▶ **Raw data**

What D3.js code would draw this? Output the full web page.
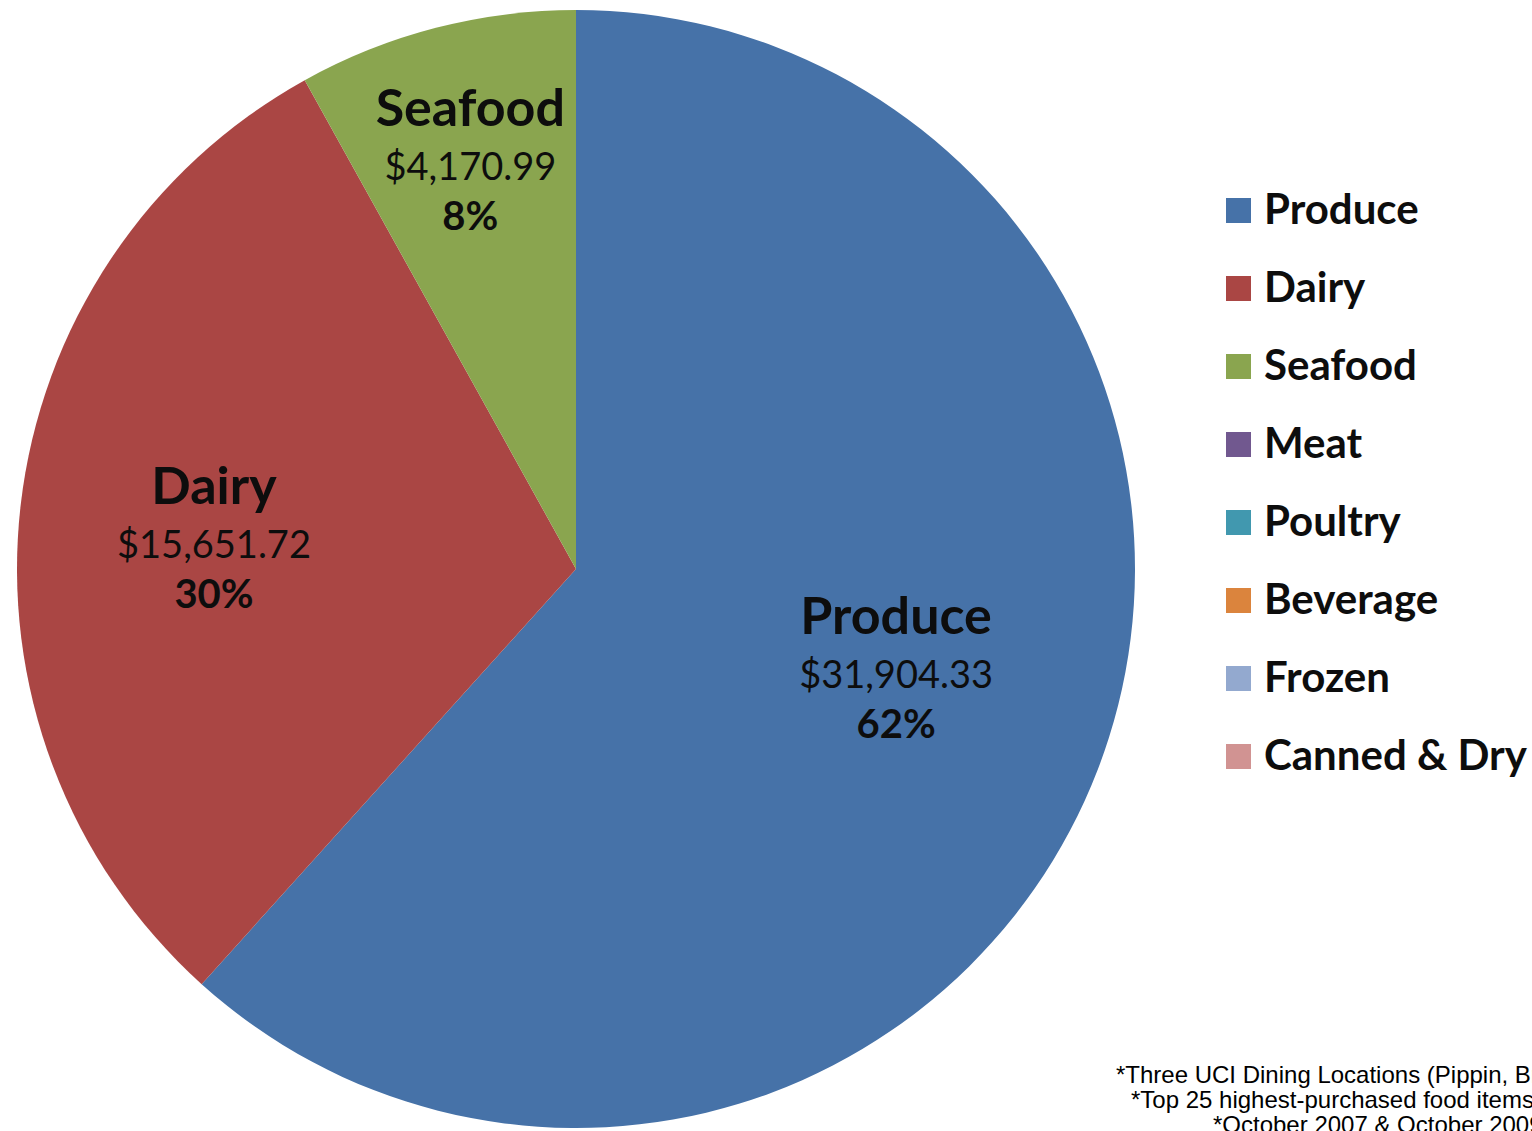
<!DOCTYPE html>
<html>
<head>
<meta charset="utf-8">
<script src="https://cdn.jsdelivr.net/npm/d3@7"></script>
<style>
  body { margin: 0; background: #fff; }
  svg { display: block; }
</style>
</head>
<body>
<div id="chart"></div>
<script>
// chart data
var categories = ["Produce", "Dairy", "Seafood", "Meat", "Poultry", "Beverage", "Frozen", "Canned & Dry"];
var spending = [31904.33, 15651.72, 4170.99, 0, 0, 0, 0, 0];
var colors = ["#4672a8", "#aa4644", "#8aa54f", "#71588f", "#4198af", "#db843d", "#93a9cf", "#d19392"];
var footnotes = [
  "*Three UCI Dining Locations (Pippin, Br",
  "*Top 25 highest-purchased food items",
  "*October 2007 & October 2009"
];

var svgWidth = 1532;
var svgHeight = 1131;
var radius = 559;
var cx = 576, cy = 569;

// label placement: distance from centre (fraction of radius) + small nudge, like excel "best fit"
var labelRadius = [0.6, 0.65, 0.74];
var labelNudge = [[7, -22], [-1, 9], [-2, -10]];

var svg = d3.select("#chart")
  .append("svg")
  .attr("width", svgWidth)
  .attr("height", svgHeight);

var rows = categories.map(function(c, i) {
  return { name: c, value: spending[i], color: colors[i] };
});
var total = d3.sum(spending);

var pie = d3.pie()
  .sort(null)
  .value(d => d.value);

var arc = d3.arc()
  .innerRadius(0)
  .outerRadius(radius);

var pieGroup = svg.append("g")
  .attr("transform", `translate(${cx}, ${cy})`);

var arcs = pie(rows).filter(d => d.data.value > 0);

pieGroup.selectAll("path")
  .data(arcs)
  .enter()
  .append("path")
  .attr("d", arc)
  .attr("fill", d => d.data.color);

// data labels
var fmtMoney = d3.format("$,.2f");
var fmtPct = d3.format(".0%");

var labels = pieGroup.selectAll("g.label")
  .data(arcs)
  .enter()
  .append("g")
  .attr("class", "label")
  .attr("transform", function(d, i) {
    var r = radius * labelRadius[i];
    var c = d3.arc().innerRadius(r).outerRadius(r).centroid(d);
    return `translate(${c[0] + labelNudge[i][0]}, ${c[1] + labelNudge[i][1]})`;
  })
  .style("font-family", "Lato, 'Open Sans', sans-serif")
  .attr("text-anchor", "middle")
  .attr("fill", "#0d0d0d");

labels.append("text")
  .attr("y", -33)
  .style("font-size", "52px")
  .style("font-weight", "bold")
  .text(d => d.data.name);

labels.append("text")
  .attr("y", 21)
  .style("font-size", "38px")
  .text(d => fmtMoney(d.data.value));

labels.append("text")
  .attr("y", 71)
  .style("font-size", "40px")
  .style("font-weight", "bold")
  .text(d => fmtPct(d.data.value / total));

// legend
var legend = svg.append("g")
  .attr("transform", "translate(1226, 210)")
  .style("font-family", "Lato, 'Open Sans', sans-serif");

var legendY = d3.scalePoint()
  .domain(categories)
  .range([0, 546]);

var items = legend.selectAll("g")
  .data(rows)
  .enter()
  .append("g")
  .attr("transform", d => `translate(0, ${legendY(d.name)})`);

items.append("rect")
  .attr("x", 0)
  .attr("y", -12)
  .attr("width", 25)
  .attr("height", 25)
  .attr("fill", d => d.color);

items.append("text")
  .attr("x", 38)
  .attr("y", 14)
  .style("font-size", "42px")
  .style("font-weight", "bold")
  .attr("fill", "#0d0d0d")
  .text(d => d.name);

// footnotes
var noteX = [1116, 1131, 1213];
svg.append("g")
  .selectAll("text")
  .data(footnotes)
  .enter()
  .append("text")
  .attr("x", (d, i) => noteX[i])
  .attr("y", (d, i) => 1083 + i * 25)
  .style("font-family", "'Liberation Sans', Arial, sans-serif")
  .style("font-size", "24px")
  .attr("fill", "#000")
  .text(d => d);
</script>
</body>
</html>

▶ **Challenge**
Return to the listing above and set it down exactly, leaving out its pictures.

▶ **The solution**
What D3.js code would draw this? Output the full web page.
<!DOCTYPE html>
<html>
<head>
<meta charset="utf-8">
<script src="https://cdn.jsdelivr.net/npm/d3@7"></script>
<style>
  body { margin: 0; background: #fff; }
  svg { display: block; }
</style>
</head>
<body>
<div id="chart"></div>
<script>
// chart data
var categories = ["Produce", "Dairy", "Seafood", "Meat", "Poultry", "Beverage", "Frozen", "Canned & Dry"];
var spending = [31904.33, 15651.72, 4170.99, 0, 0, 0, 0, 0];
var colors = ["#4672a8", "#aa4644", "#8aa54f", "#71588f", "#4198af", "#db843d", "#93a9cf", "#d19392"];
var footnotes = [
  "*Three UCI Dining Locations (Pippin, Br",
  "*Top 25 highest-purchased food items",
  "*October 2007 & October 2009"
];

var svgWidth = 1532;
var svgHeight = 1131;
var radius = 559;
var cx = 576, cy = 569;

// label placement: distance from centre (fraction of radius) + small nudge, like excel "best fit"
var labelRadius = [0.6, 0.65, 0.74];
var labelNudge = [[7, -22], [-1, 9], [-2, -10]];

var svg = d3.select("#chart")
  .append("svg")
  .attr("width", svgWidth)
  .attr("height", svgHeight);

var rows = categories.map(function(c, i) {
  return { name: c, value: spending[i], color: colors[i] };
});
var total = d3.sum(spending);

var pie = d3.pie()
  .sort(null)
  .value(d => d.value);

var arc = d3.arc()
  .innerRadius(0)
  .outerRadius(radius);

var pieGroup = svg.append("g")
  .attr("transform", `translate(${cx}, ${cy})`);

var arcs = pie(rows).filter(d => d.data.value > 0);

pieGroup.selectAll("path")
  .data(arcs)
  .enter()
  .append("path")
  .attr("d", arc)
  .attr("fill", d => d.data.color);

// data labels
var fmtMoney = d3.format("$,.2f");
var fmtPct = d3.format(".0%");

var labels = pieGroup.selectAll("g.label")
  .data(arcs)
  .enter()
  .append("g")
  .attr("class", "label")
  .attr("transform", function(d, i) {
    var r = radius * labelRadius[i];
    var c = d3.arc().innerRadius(r).outerRadius(r).centroid(d);
    return `translate(${c[0] + labelNudge[i][0]}, ${c[1] + labelNudge[i][1]})`;
  })
  .style("font-family", "Lato, 'Open Sans', sans-serif")
  .attr("text-anchor", "middle")
  .attr("fill", "#0d0d0d");

labels.append("text")
  .attr("y", -33)
  .style("font-size", "52px")
  .style("font-weight", "bold")
  .text(d => d.data.name);

labels.append("text")
  .attr("y", 21)
  .style("font-size", "38px")
  .text(d => fmtMoney(d.data.value));

labels.append("text")
  .attr("y", 71)
  .style("font-size", "40px")
  .style("font-weight", "bold")
  .text(d => fmtPct(d.data.value / total));

// legend
var legend = svg.append("g")
  .attr("transform", "translate(1226, 210)")
  .style("font-family", "Lato, 'Open Sans', sans-serif");

var legendY = d3.scalePoint()
  .domain(categories)
  .range([0, 546]);

var items = legend.selectAll("g")
  .data(rows)
  .enter()
  .append("g")
  .attr("transform", d => `translate(0, ${legendY(d.name)})`);

items.append("rect")
  .attr("x", 0)
  .attr("y", -12)
  .attr("width", 25)
  .attr("height", 25)
  .attr("fill", d => d.color);

items.append("text")
  .attr("x", 38)
  .attr("y", 14)
  .style("font-size", "42px")
  .style("font-weight", "bold")
  .attr("fill", "#0d0d0d")
  .text(d => d.name);

// footnotes
var noteX = [1116, 1131, 1213];
svg.append("g")
  .selectAll("text")
  .data(footnotes)
  .enter()
  .append("text")
  .attr("x", (d, i) => noteX[i])
  .attr("y", (d, i) => 1083 + i * 25)
  .style("font-family", "'Liberation Sans', Arial, sans-serif")
  .style("font-size", "24px")
  .attr("fill", "#000")
  .text(d => d);
</script>
</body>
</html>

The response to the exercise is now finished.